Throughout my career, I have had opportunities to move in a direction that I thought was best for my career. I always carefully consider moves that I make in my career and make no decision until I am certain that the move makes sense and will set me up for better opportunities down the road. However, I have still made some mistakes along the way. They say God laughs at our plans. We each make decisions based upon the information at hand and we can only know so much about a situation. I hope to share some advice in this post that will help those who are still making moves in their career and help those who are navigating the uncertain paths of their careers. The first thing you must know is that you will make mistakes along the way. Not every door is open because it is best for you, and not every closed door means that you have missed an opportunity.
I remember one of my first career moves in 2002. I was interested into moving into IT, and I had two children and a wife at home that I was supporting. I found a local computer repair shop in the town where I lived who was looking for a bench technician. I loved working on computers and I saw this as a great stepping stone. I had a friend working for the company who was a field technician and spent his day on the road within the tri-county area installing computers and networks. The company appeared to be well run and successful. I met with the owner and interviewed for the technician job. I pleaded my case, but the fact of the matter was that I had no relevant work experience. This was a common response I received from companies that I interviewed with and this day it hit me wrong and it frustrated me to no end. I told the owner that I wanted 3 months to prove myself. He agreed and offered to let me come on a probationary status during which I was required to gain a certification and show that I had the aptitude for the job.
The catch for me with this new job was that I had to take a significant cut in pay and go without benefits for the probationary period.
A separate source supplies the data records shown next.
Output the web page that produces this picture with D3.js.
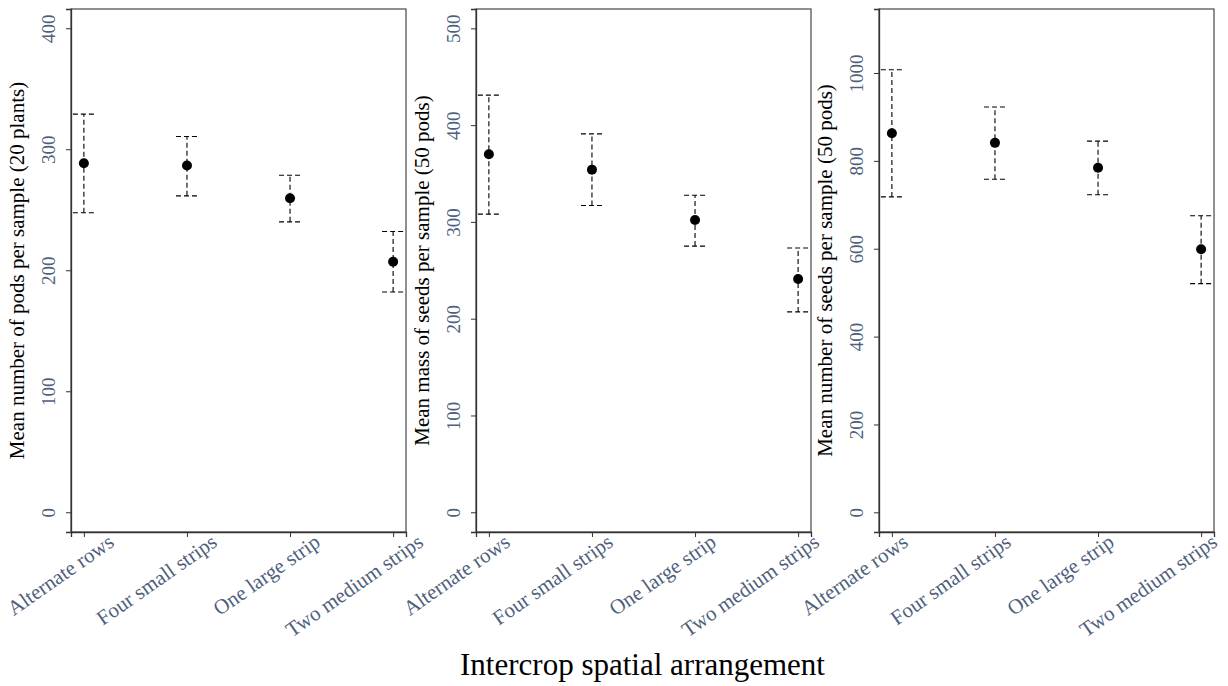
<!DOCTYPE html>
<html>
<head>
<meta charset="utf-8">
<script src="https://cdn.jsdelivr.net/npm/d3@7"></script>
<style>
  html, body { margin: 0; padding: 0; background: #fff; }
  svg { display: block; font-family: "Liberation Serif", "Times New Roman", serif; }
</style>
</head>
<body>
<svg id="chart" width="1228" height="686"></svg>
<script>
// ---- data ----
const categories = ["Alternate rows", "Four small strips", "One large strip", "Two medium strips"];

const podsMean = [288.5, 286.5, 259.5, 207];
const podsLow  = [247.5, 261.5, 240, 182];
const podsHigh = [329, 310.5, 278.5, 232];

const massMean = [370, 354, 302, 241];
const massLow  = [308, 317, 275, 207];
const massHigh = [431, 391, 327.5, 273];

const seedsMean = [863, 841, 784.5, 599];
const seedsLow  = [718, 758, 723, 520.5];
const seedsHigh = [1007.5, 922.5, 845, 675];

const podsTicks  = [0, 100, 200, 300, 400];
const massTicks  = [0, 100, 200, 300, 400, 500];
const seedsTicks = [0, 200, 400, 600, 800, 1000];

const podsDomain  = [-16.3, 415.9];
const massDomain  = [-20.4, 520];
const seedsDomain = [-44.8, 1145.7];

const yTitles = [
  "Mean number of pods per sample (20 plants)",
  "Mean mass of seeds per sample (50 pods)",
  "Mean number of seeds per sample (50 pods)"
];
const xTitle = "Intercrop spatial arrangement";

// ---- layout ----
(function () {
const svg = d3.select("#chart");
const plotTop = 9, plotBottom = 532;
const panelLefts = [71, 476, 879];
const panelWidth = 335;
const labelShift = [31, 22, 17];
const tickColor = "#4f5f7c";

const panels = [
  { mean: podsMean, low: podsLow, high: podsHigh, ticks: podsTicks, domain: podsDomain, title: yTitles[0] },
  { mean: massMean, low: massLow, high: massHigh, ticks: massTicks, domain: massDomain, title: yTitles[1] },
  { mean: seedsMean, low: seedsLow, high: seedsHigh, ticks: seedsTicks, domain: seedsDomain, title: yTitles[2] }
];

panels.forEach((p, i) => {
  const left = panelLefts[i], right = left + panelWidth;
  const x = d3.scalePoint().domain(categories).range([left, right]).padding(0.125);
  const y = d3.scaleLinear().domain(p.domain).range([plotBottom, plotTop]);
  const g = svg.append("g");

  // frame
  g.append("rect")
    .attr("x", left).attr("y", plotTop)
    .attr("width", panelWidth).attr("height", plotBottom - plotTop)
    .attr("fill", "none").attr("stroke", "#555").attr("stroke-width", 1.3);

  // y axis
  const ya = g.append("g").attr("transform", `translate(${left},0)`)
    .call(d3.axisLeft(y).tickValues(p.ticks).tickSize(5).tickFormat(d3.format("d")));
  ya.select(".domain").attr("stroke", "#333").attr("stroke-width", 1.3);
  ya.selectAll(".tick line").attr("stroke", "#333");
  ya.selectAll(".tick text")
    .attr("fill", tickColor)
    .attr("font-size", 19)
    .attr("font-family", "Liberation Serif")
    .attr("text-anchor", "middle")
    .attr("x", 0).attr("dy", 0)
    .attr("transform", "translate(-16,0) rotate(-90)");

  // x axis
  const xa = g.append("g").attr("transform", `translate(0,${plotBottom})`)
    .call(d3.axisBottom(x).tickSize(5));
  xa.select(".domain").attr("stroke", "#333").attr("stroke-width", 1.3);
  xa.selectAll(".tick line").attr("stroke", "#333");
  xa.selectAll(".tick text")
    .attr("fill", tickColor)
    .attr("font-size", 21)
    .attr("font-family", "Liberation Serif")
    .attr("text-anchor", "end")
    .attr("x", 0).attr("y", 0).attr("dy", 0)
    .attr("transform", `translate(${labelShift[i]},13) rotate(-35)`);

  // y title
  g.append("text")
    .attr("transform", `translate(${left - 47},${(plotTop + plotBottom) / 2}) rotate(-90)`)
    .attr("text-anchor", "middle")
    .attr("font-size", 21)
    .attr("fill", "#000")
    .text(p.title);

  // error bars
  const idx = d3.range(categories.length);
  const capHalf = 11;
  const eb = g.append("g").attr("stroke", "#000").attr("stroke-width", 1.1)
    .attr("stroke-dasharray", "5,3").attr("fill", "none");
  eb.selectAll(".v").data(idx).join("line")
    .attr("x1", d => x(categories[d])).attr("x2", d => x(categories[d]))
    .attr("y1", d => y(p.low[d])).attr("y2", d => y(p.high[d]));
  eb.selectAll(".cu").data(idx).join("line")
    .attr("x1", d => x(categories[d]) - capHalf).attr("x2", d => x(categories[d]) + capHalf)
    .attr("y1", d => y(p.high[d])).attr("y2", d => y(p.high[d]));
  eb.selectAll(".cl").data(idx).join("line")
    .attr("x1", d => x(categories[d]) - capHalf).attr("x2", d => x(categories[d]) + capHalf)
    .attr("y1", d => y(p.low[d])).attr("y2", d => y(p.low[d]));

  // points
  g.selectAll(".pt").data(idx).join("circle")
    .attr("cx", d => x(categories[d])).attr("cy", d => y(p.mean[d]))
    .attr("r", 5).attr("fill", "#000");
});

// x title
svg.append("text")
  .attr("x", (panelLefts[0] + panelLefts[2] + panelWidth) / 2)
  .attr("y", 675)
  .attr("text-anchor", "middle")
  .attr("font-size", 31)
  .attr("fill", "#000")
  .text(xTitle);
})();
</script>
</body>
</html>
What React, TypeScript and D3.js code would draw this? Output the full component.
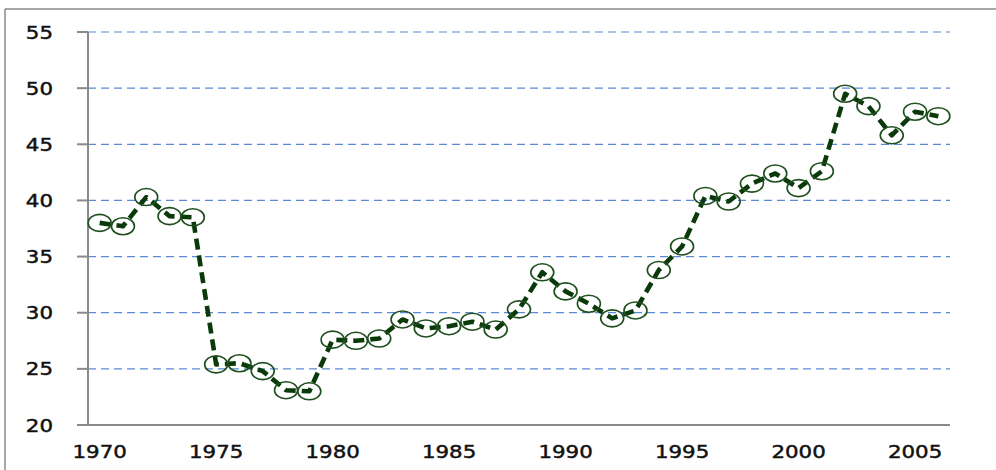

This was difficult with a family to support. I ended up going on COBRA insurance, which basically meant that I had to pay the full premium for my insurance, including the portion my current employer was paying in order to continue my coverage with the current insurance company during this trial period. Thankfully, my always supportive wife was behind me 100% and was willing to make sacrifices for us to do what we felt was in our best interest in the long run. Ultimately, I discovered that the company was not well run and I met many challenges during my time there. However, I was also given an opportunity to gain some work experience and to learn from some talented individuals. This was extremely foundational to my career.
This was a door which opened for me and presented me with a choice. Ultimately, this was a good move for me. I have had many doors close as well. These are somewhat more difficult as they often appear to be great opportunities which are unreachable. In most cases, these were higher paying jobs with more clout or benefits. While I would like to say I always understood why these opportunities escaped me, I did not. I was angry and disappointed many times over the years. I went to interviews where I felt I performed well and had all the right qualifications, but the employer was simply not interested. This can be a huge blow to your ego. I have learned not to take it personally and to accept doors that close. Sometimes, the opportunities that seem to fit best, are just not the best for a given time or for a given person. While these circumstances can be frustrating, I have learned to look back and consider where I would be today if I had taken different paths. Now, I see that many of those roles and positions were closed because they would not have been best for me. Those closed doors which seemed so disappointing at the time would have led me down a different road that would not have been as fulfilling as the path I eventually took.
I hope that sharing my story helps others who are dealing with the same struggles today. We have to understand that there are choices we have to make and that our career will ultimately be impacted by these little decisions along the way. We do not always get our way, but that is ok. If we always got our way, we would miss out on opportunities that are actually best for us. Sometimes we are forced down a different road which helps us remain flexible and opens new paths. I recommend that you look back over the years and see how many doors have been closed that would not have been best for you, regardless of how great they appeared at the time. You may find that you are in a much better place now due to closed doors throughout the years. I would love to hear your stories and maybe some examples of doors that closed for you along the way.